**WHAT TO WORK ON:** Repeat the material below exactly, with no pictures.

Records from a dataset
+-------+

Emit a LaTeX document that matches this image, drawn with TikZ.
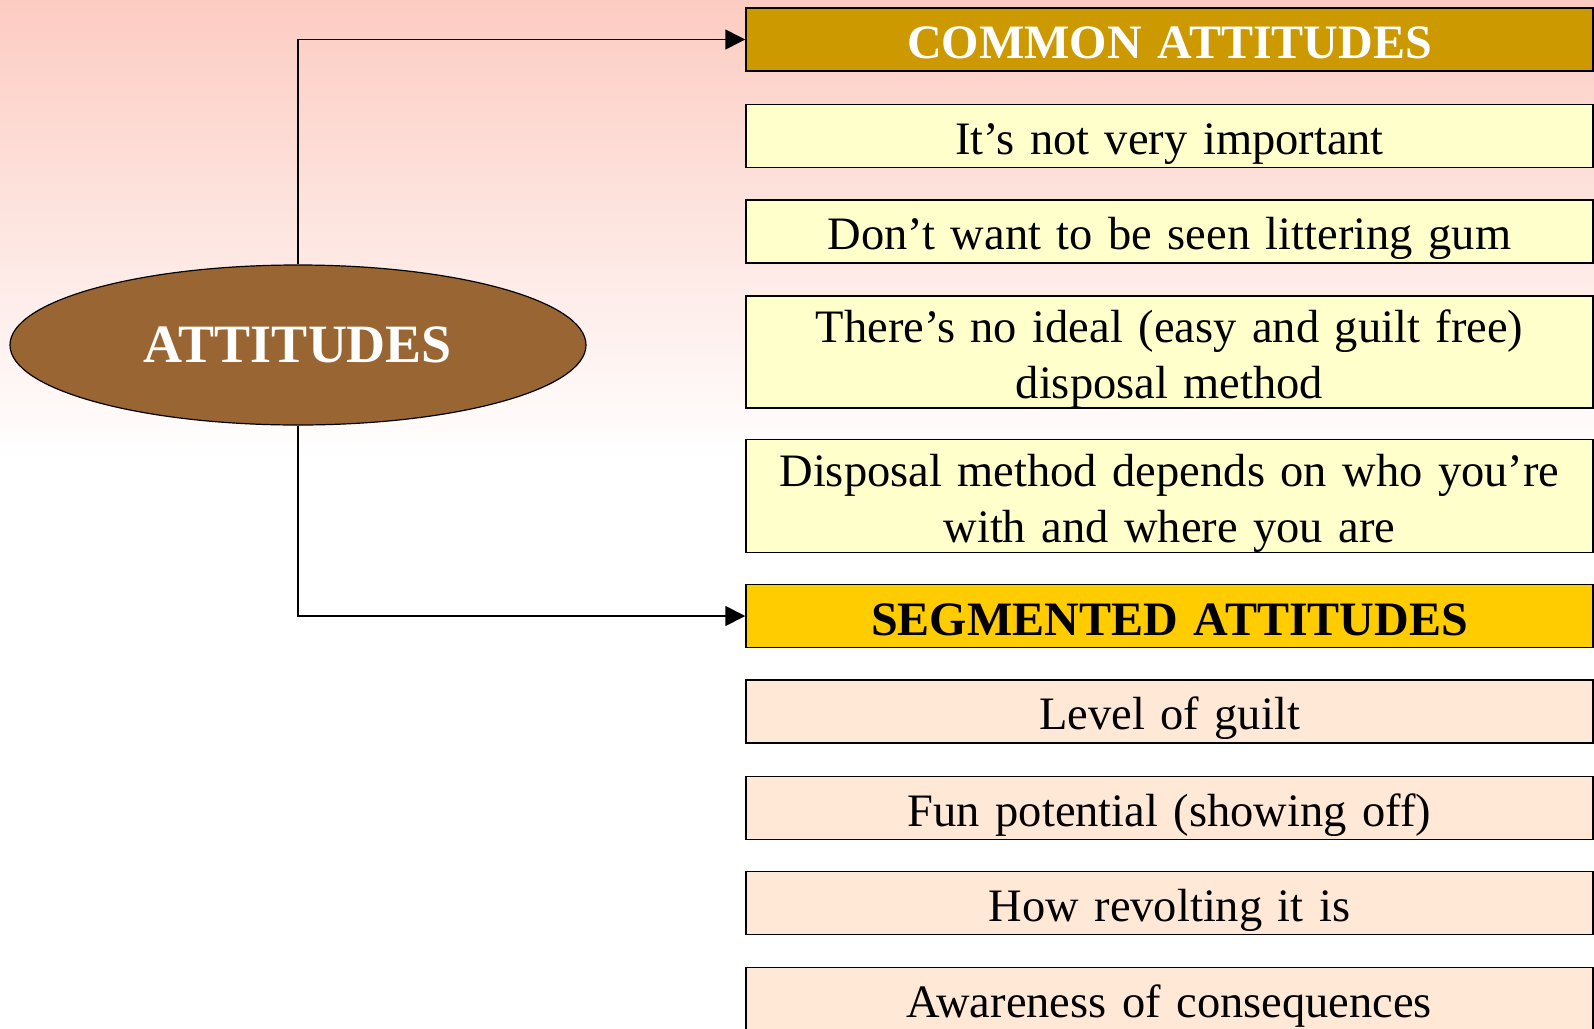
\documentclass[tikz,border=0pt]{standalone}
\usepackage{fontspec}
\setmainfont{Liberation Serif}
\usetikzlibrary{shapes.geometric,arrows.meta}
\definecolor{bgpink}{RGB}{252,204,194}
\definecolor{commonfill}{RGB}{204,153,0}
\definecolor{itemfill}{RGB}{255,255,204}
\definecolor{segfill}{RGB}{255,204,0}
\definecolor{peachfill}{RGB}{255,233,214}
\definecolor{hubfill}{RGB}{153,102,51}
\begin{document}
\begin{tikzpicture}[x=1pt,y=-1pt,
	box/.style={draw,line width=1.5pt,minimum width=847pt,minimum height=63pt,text width=830pt,
		align=center,inner sep=0pt,font=\fontsize{46.5}{56}\selectfont,
		execute at begin node={\rule{0pt}{1.0em}},execute at end node={\rule[-0.2em]{0pt}{0.2em}}},
	twoline/.style={box,minimum height=112pt},
	head/.style={box,font=\fontsize{48}{56}\selectfont\bfseries},
	link/.style={line width=1.6pt,-{Triangle[length=20pt,width=20pt]}}]
	\useasboundingbox (0,0) rectangle (1594,1028);
	\clip (0,0) rectangle (1594,1028);
	
	% background
	\fill[white] (0,0) rectangle (1594,1028);
	\shade[top color=bgpink,bottom color=white] (0,0) rectangle (1594,460);
	
	% hub
	\node[ellipse,draw,line width=1.2pt,fill=hubfill,minimum width=576pt,minimum height=160pt,
		text=white,font=\fontsize{54}{60}\selectfont\bfseries] (att) at (298,345) {ATTITUDES};
	
	% common attitudes
	\node[head,fill=commonfill,text=white] (common) at (1169.5,39.5) {COMMON ATTITUDES};
	\node[box,fill=itemfill] (notimp) at (1169.5,136) {It’s not very important};
	\node[box,fill=itemfill] (seen) at (1169.5,231.5) {Don’t want to be seen littering gum};
	\node[twoline,fill=itemfill] (ideal) at (1169.5,352) {There’s no ideal (easy and guilt free)\\disposal method};
	\node[twoline,fill=itemfill] (depends) at (1169.5,496) {Disposal method depends on who you’re\\with and where you are};
	
	% segmented attitudes
	\node[head,fill=segfill] (segment) at (1169.5,616) {SEGMENTED ATTITUDES};
	\node[box,fill=peachfill] (guilt) at (1169.5,711.5) {Level of guilt};
	\node[box,fill=peachfill] (fun) at (1169.5,808) {Fun potential (showing off)};
	\node[box,fill=peachfill] (revolt) at (1169.5,903) {How revolting it is};
	\node[box,fill=peachfill] (aware) at (1169.5,999) {Awareness of consequences};
	
	\draw[link] (att.north) |- (common.west);
	\draw[link] (att.south) |- (segment.west);
\end{tikzpicture}
\end{document}
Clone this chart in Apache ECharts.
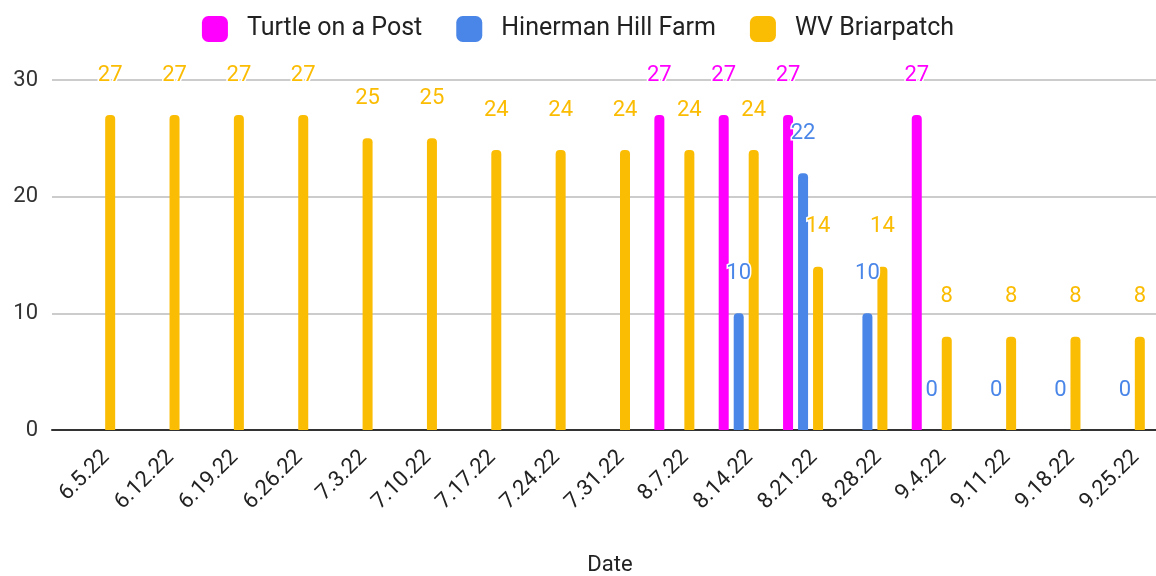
<!DOCTYPE html>
<html>
<head>
<meta charset="utf-8">
<script src="https://cdn.jsdelivr.net/npm/echarts@6/dist/echarts.min.js"></script>
<style>
  html, body { margin: 0; padding: 0; background: #fff; }
  #chart { width: 1156px; height: 576px; }
</style>
</head>
<body>
<div id="chart"></div>
<script>
// categories (weeks)
const dates = ['6.5.22', '6.12.22', '6.19.22', '6.26.22', '7.3.22', '7.10.22', '7.17.22', '7.24.22',
  '7.31.22', '8.7.22', '8.14.22', '8.21.22', '8.28.22', '9.4.22', '9.11.22', '9.18.22', '9.25.22']

// series values, null = no bar
const turtleOnAPost = [null, null, null, null, null, null, null, null, null, 27, 27, 27, null, 27, null, null, null]
const hinermanHillFarm = [null, null, null, null, null, null, null, null, null, null, 10, 22, 10, 0, 0, 0, 0]
const wvBriarpatch = [27, 27, 27, 27, 25, 25, 24, 24, 24, 24, 24, 14, 14, 8, 8, 8, 8]

const yTicks = [0, 10, 20, 30]

const chart = echarts.init(document.getElementById('chart'))

function barSeries(name, data, color) {
  return {
    name: name,
    type: 'bar',
    data: data,
    barWidth: 10,
    barGap: '50%',
    itemStyle: { color: color, borderRadius: [4, 4, 0, 0] },
    label: {
      show: true,
      position: 'top',
      distance: 29,
      color: color,
      fontSize: 22,
      fontFamily: 'Roboto',
      textBorderColor: '#fff',
      textBorderWidth: 3
    }
  }
}

const yMin = yTicks[0]
const yMax = yTicks[yTicks.length - 1]

const option = {
  animation: false,
  textStyle: { fontFamily: 'Roboto' },
  legend: {
    top: 11,
    left: 'center',
    itemWidth: 26,
    itemHeight: 26,
    itemGap: 34,
    icon: 'roundRect',
    textStyle: { fontSize: 25, color: '#222', padding: [0, 0, 0, 14] },
    data: ['Turtle on a Post', 'Hinerman Hill Farm', 'WV Briarpatch']
  },
  // 0: bars, 1: gridlines + axis line, 2: date labels (sit a bit right of the bars)
  grid: [
    { left: 63, right: -1, top: 80, bottom: 146, outerBoundsMode: 'none' },
    { left: 52, right: 0, top: 80, bottom: 146, outerBoundsMode: 'none' },
    { left: 74, right: -12, top: 80, bottom: 146, outerBoundsMode: 'none' }
  ],
  xAxis: [
    {
      type: 'category',
      gridIndex: 0,
      data: dates,
      name: 'Date',
      nameLocation: 'middle',
      nameGap: 124,
      nameTextStyle: { fontSize: 22, color: '#222' },
      axisTick: { show: false },
      axisLine: { show: false },
      axisLabel: { show: false }
    },
    {
      type: 'category',
      gridIndex: 1,
      data: dates,
      axisTick: { show: false },
      axisLine: { lineStyle: { color: '#333', width: 2 } },
      axisLabel: { show: false }
    },
    {
      type: 'category',
      gridIndex: 2,
      data: dates,
      axisTick: { show: false },
      axisLine: { show: false },
      axisLabel: { rotate: 45, fontSize: 22, color: '#222', margin: 24 }
    }
  ],
  yAxis: [
    { type: 'value', gridIndex: 0, min: yMin, max: yMax, interval: 10, show: false },
    {
      type: 'value',
      gridIndex: 1,
      min: yMin,
      max: yMax,
      interval: 10,
      axisLabel: { fontSize: 22, color: '#333', margin: 14 },
      splitLine: { lineStyle: { color: '#ccc', width: 2 } }
    },
    { type: 'value', gridIndex: 2, min: yMin, max: yMax, interval: 10, show: false }
  ],
  series: [
    barSeries('Turtle on a Post', turtleOnAPost, '#ff00ff'),
    barSeries('Hinerman Hill Farm', hinermanHillFarm, '#4a86e8'),
    barSeries('WV Briarpatch', wvBriarpatch, '#fbbc04')
  ]
}

chart.setOption(option)
window.addEventListener('resize', function() {
  chart.resize()
})
</script>
</body>
</html>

+-------+

**TASK SOLUTION:**
Emit a LaTeX document that matches this image, drawn with TikZ.
\documentclass[tikz,border=0pt]{standalone}
\usepackage{fontspec}
\setmainfont{Liberation Serif}
\usetikzlibrary{shapes.geometric,arrows.meta}
\definecolor{bgpink}{RGB}{252,204,194}
\definecolor{commonfill}{RGB}{204,153,0}
\definecolor{itemfill}{RGB}{255,255,204}
\definecolor{segfill}{RGB}{255,204,0}
\definecolor{peachfill}{RGB}{255,233,214}
\definecolor{hubfill}{RGB}{153,102,51}
\begin{document}
\begin{tikzpicture}[x=1pt,y=-1pt,
	box/.style={draw,line width=1.5pt,minimum width=847pt,minimum height=63pt,text width=830pt,
		align=center,inner sep=0pt,font=\fontsize{46.5}{56}\selectfont,
		execute at begin node={\rule{0pt}{1.0em}},execute at end node={\rule[-0.2em]{0pt}{0.2em}}},
	twoline/.style={box,minimum height=112pt},
	head/.style={box,font=\fontsize{48}{56}\selectfont\bfseries},
	link/.style={line width=1.6pt,-{Triangle[length=20pt,width=20pt]}}]
	\useasboundingbox (0,0) rectangle (1594,1028);
	\clip (0,0) rectangle (1594,1028);
	
	% background
	\fill[white] (0,0) rectangle (1594,1028);
	\shade[top color=bgpink,bottom color=white] (0,0) rectangle (1594,460);
	
	% hub
	\node[ellipse,draw,line width=1.2pt,fill=hubfill,minimum width=576pt,minimum height=160pt,
		text=white,font=\fontsize{54}{60}\selectfont\bfseries] (att) at (298,345) {ATTITUDES};
	
	% common attitudes
	\node[head,fill=commonfill,text=white] (common) at (1169.5,39.5) {COMMON ATTITUDES};
	\node[box,fill=itemfill] (notimp) at (1169.5,136) {It’s not very important};
	\node[box,fill=itemfill] (seen) at (1169.5,231.5) {Don’t want to be seen littering gum};
	\node[twoline,fill=itemfill] (ideal) at (1169.5,352) {There’s no ideal (easy and guilt free)\\disposal method};
	\node[twoline,fill=itemfill] (depends) at (1169.5,496) {Disposal method depends on who you’re\\with and where you are};
	
	% segmented attitudes
	\node[head,fill=segfill] (segment) at (1169.5,616) {SEGMENTED ATTITUDES};
	\node[box,fill=peachfill] (guilt) at (1169.5,711.5) {Level of guilt};
	\node[box,fill=peachfill] (fun) at (1169.5,808) {Fun potential (showing off)};
	\node[box,fill=peachfill] (revolt) at (1169.5,903) {How revolting it is};
	\node[box,fill=peachfill] (aware) at (1169.5,999) {Awareness of consequences};
	
	\draw[link] (att.north) |- (common.west);
	\draw[link] (att.south) |- (segment.west);
\end{tikzpicture}
\end{document}
Clone this chart in Apache ECharts.
<!DOCTYPE html>
<html>
<head>
<meta charset="utf-8">
<script src="https://cdn.jsdelivr.net/npm/echarts@6/dist/echarts.min.js"></script>
<style>
  html, body { margin: 0; padding: 0; background: #fff; }
  #chart { width: 1156px; height: 576px; }
</style>
</head>
<body>
<div id="chart"></div>
<script>
// categories (weeks)
const dates = ['6.5.22', '6.12.22', '6.19.22', '6.26.22', '7.3.22', '7.10.22', '7.17.22', '7.24.22',
  '7.31.22', '8.7.22', '8.14.22', '8.21.22', '8.28.22', '9.4.22', '9.11.22', '9.18.22', '9.25.22']

// series values, null = no bar
const turtleOnAPost = [null, null, null, null, null, null, null, null, null, 27, 27, 27, null, 27, null, null, null]
const hinermanHillFarm = [null, null, null, null, null, null, null, null, null, null, 10, 22, 10, 0, 0, 0, 0]
const wvBriarpatch = [27, 27, 27, 27, 25, 25, 24, 24, 24, 24, 24, 14, 14, 8, 8, 8, 8]

const yTicks = [0, 10, 20, 30]

const chart = echarts.init(document.getElementById('chart'))

function barSeries(name, data, color) {
  return {
    name: name,
    type: 'bar',
    data: data,
    barWidth: 10,
    barGap: '50%',
    itemStyle: { color: color, borderRadius: [4, 4, 0, 0] },
    label: {
      show: true,
      position: 'top',
      distance: 29,
      color: color,
      fontSize: 22,
      fontFamily: 'Roboto',
      textBorderColor: '#fff',
      textBorderWidth: 3
    }
  }
}

const yMin = yTicks[0]
const yMax = yTicks[yTicks.length - 1]

const option = {
  animation: false,
  textStyle: { fontFamily: 'Roboto' },
  legend: {
    top: 11,
    left: 'center',
    itemWidth: 26,
    itemHeight: 26,
    itemGap: 34,
    icon: 'roundRect',
    textStyle: { fontSize: 25, color: '#222', padding: [0, 0, 0, 14] },
    data: ['Turtle on a Post', 'Hinerman Hill Farm', 'WV Briarpatch']
  },
  // 0: bars, 1: gridlines + axis line, 2: date labels (sit a bit right of the bars)
  grid: [
    { left: 63, right: -1, top: 80, bottom: 146, outerBoundsMode: 'none' },
    { left: 52, right: 0, top: 80, bottom: 146, outerBoundsMode: 'none' },
    { left: 74, right: -12, top: 80, bottom: 146, outerBoundsMode: 'none' }
  ],
  xAxis: [
    {
      type: 'category',
      gridIndex: 0,
      data: dates,
      name: 'Date',
      nameLocation: 'middle',
      nameGap: 124,
      nameTextStyle: { fontSize: 22, color: '#222' },
      axisTick: { show: false },
      axisLine: { show: false },
      axisLabel: { show: false }
    },
    {
      type: 'category',
      gridIndex: 1,
      data: dates,
      axisTick: { show: false },
      axisLine: { lineStyle: { color: '#333', width: 2 } },
      axisLabel: { show: false }
    },
    {
      type: 'category',
      gridIndex: 2,
      data: dates,
      axisTick: { show: false },
      axisLine: { show: false },
      axisLabel: { rotate: 45, fontSize: 22, color: '#222', margin: 24 }
    }
  ],
  yAxis: [
    { type: 'value', gridIndex: 0, min: yMin, max: yMax, interval: 10, show: false },
    {
      type: 'value',
      gridIndex: 1,
      min: yMin,
      max: yMax,
      interval: 10,
      axisLabel: { fontSize: 22, color: '#333', margin: 14 },
      splitLine: { lineStyle: { color: '#ccc', width: 2 } }
    },
    { type: 'value', gridIndex: 2, min: yMin, max: yMax, interval: 10, show: false }
  ],
  series: [
    barSeries('Turtle on a Post', turtleOnAPost, '#ff00ff'),
    barSeries('Hinerman Hill Farm', hinermanHillFarm, '#4a86e8'),
    barSeries('WV Briarpatch', wvBriarpatch, '#fbbc04')
  ]
}

chart.setOption(option)
window.addEventListener('resize', function() {
  chart.resize()
})
</script>
</body>
</html>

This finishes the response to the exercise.